Petruk dalam lakon pewayangan
Oleh karena Petruk merupakan tokoh pelawak/dagelan (Jawa), kemudian oleh
seorang dalang digubah suatu lakon khusus yang penuh dengan lelucon-lelucon dan
kemudian diikuti dalang-dalang lainnya, sehingga terdapat banyak sekali lakon-lakon
yang menceritakan kisah-kisah Petruk yang menggelikan, contohnya lakon Pétruk
Ilang Pethèlé ("Petruk kehilangan kapaknya").
Dalam kisah Ambangan Candi Spataharga/Saptaraga, Dewi Mustakaweni, putri
dari negara Imantaka, berhasil mencuri pusaka Jamus Kalimasada dengan jalan
menyamar sebagai kerabat Pandawa (Gatutkaca), sehingga dengan mudah ia dapat
membawa lari pusaka tersebut. Kalimasada kemudian menjadi rebutan antara kedua
negara itu. Di dalam kekeruhan dan kekacauan yang timbul tersebut, Petruk
mengambil kesempatan menyembunyikan Kalimasada, sehingga karena kekuatan dan
pengaruhnya yang ampuh, Petruk dapat menjadi raja menduduki singgasana Kerajaan
Lojitengara dan bergelar Prabu Welgeduwelbeh. Lakon ini terkenal dengan judul
Petruk Dadi Ratu ("Petruk Menjadi Raja").

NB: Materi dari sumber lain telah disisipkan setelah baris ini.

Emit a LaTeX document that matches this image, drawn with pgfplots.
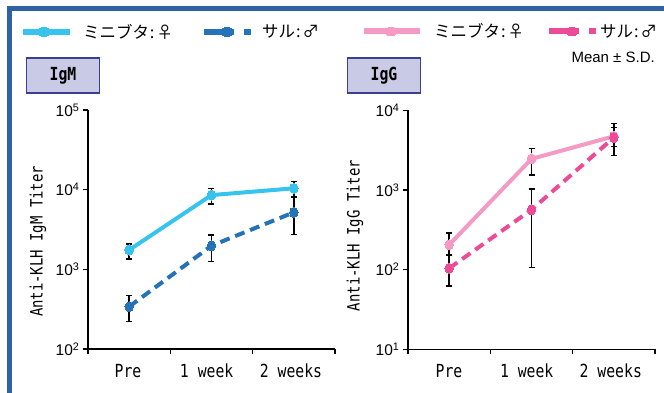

Prabu Welgeduwelbeh/Petruk
dengan kesaktiannya dapat membuka rahasia Prabu Pandupragola, raja negara
Tracanggribig, yang tidak lain adalah kakaknya sendiri, yaitu Nala Gareng. Dan
sebaliknya Bagong-lah yang menurunkan Prabu Welgeduwelbeh dari tahta kerajaan
Lojitengara dan terbongkar rahasianya menjadi Petruk kembali. Kalimasada
kemudian dikembalikan kepada pemilik aslinya, Prabu Puntadewa.
Hubungan dengan punakawan lainnya
Petruk dan panakawan yang lain (Semar, Gareng dan Bagong) selalu hidup
di dalam suasana kerukunan sebagai satu keluarga. Bila tidak ada kepentingan
yang istimewa, mereka tidak pernah berpisah satu sama lain. Mengenai Punakawan,
punakawan berarti ”kawan yang menyaksikan” atau pengiring. Saksi dianggap sah,
apabila terdiri dari dua orang, yang terbaik apabila saksi tersebut terdiri
dari orang-orang yang bukan sekeluarga. Sebagai saksi seseorang harus dekat dan
mengetahui sesuatu yang harus disaksikannya. Di dalam pedalangan, saksi atau
punakawan itu memang hanya terdiri dari dua orang, yaitu Semar dan Bagong bagi
trah Witaradya.
Sebelum Sanghyang Ismaya menjelma dalam diri cucunya yang bernama
Smarasanta (Semar), kecuali Semar dengan Bagong yang tercipta dari bayangannya,
mereka kemudian mendapatkan Gareng/Bambang Sukodadi dan Petruk/Bambang
Panyukilan. Setelah Batara Ismaya menjelma kepada Janggan Smarasanta (menjadi
Semar), maka Gareng dan Petruk tetap menggabungkan diri kepada Semar dan
Bagong. Disinilah saat mulai adanya punakawan yang terdiri dari empat orang dan
kemudian mendapat sebutan dengan nana ”parepat/prapat”.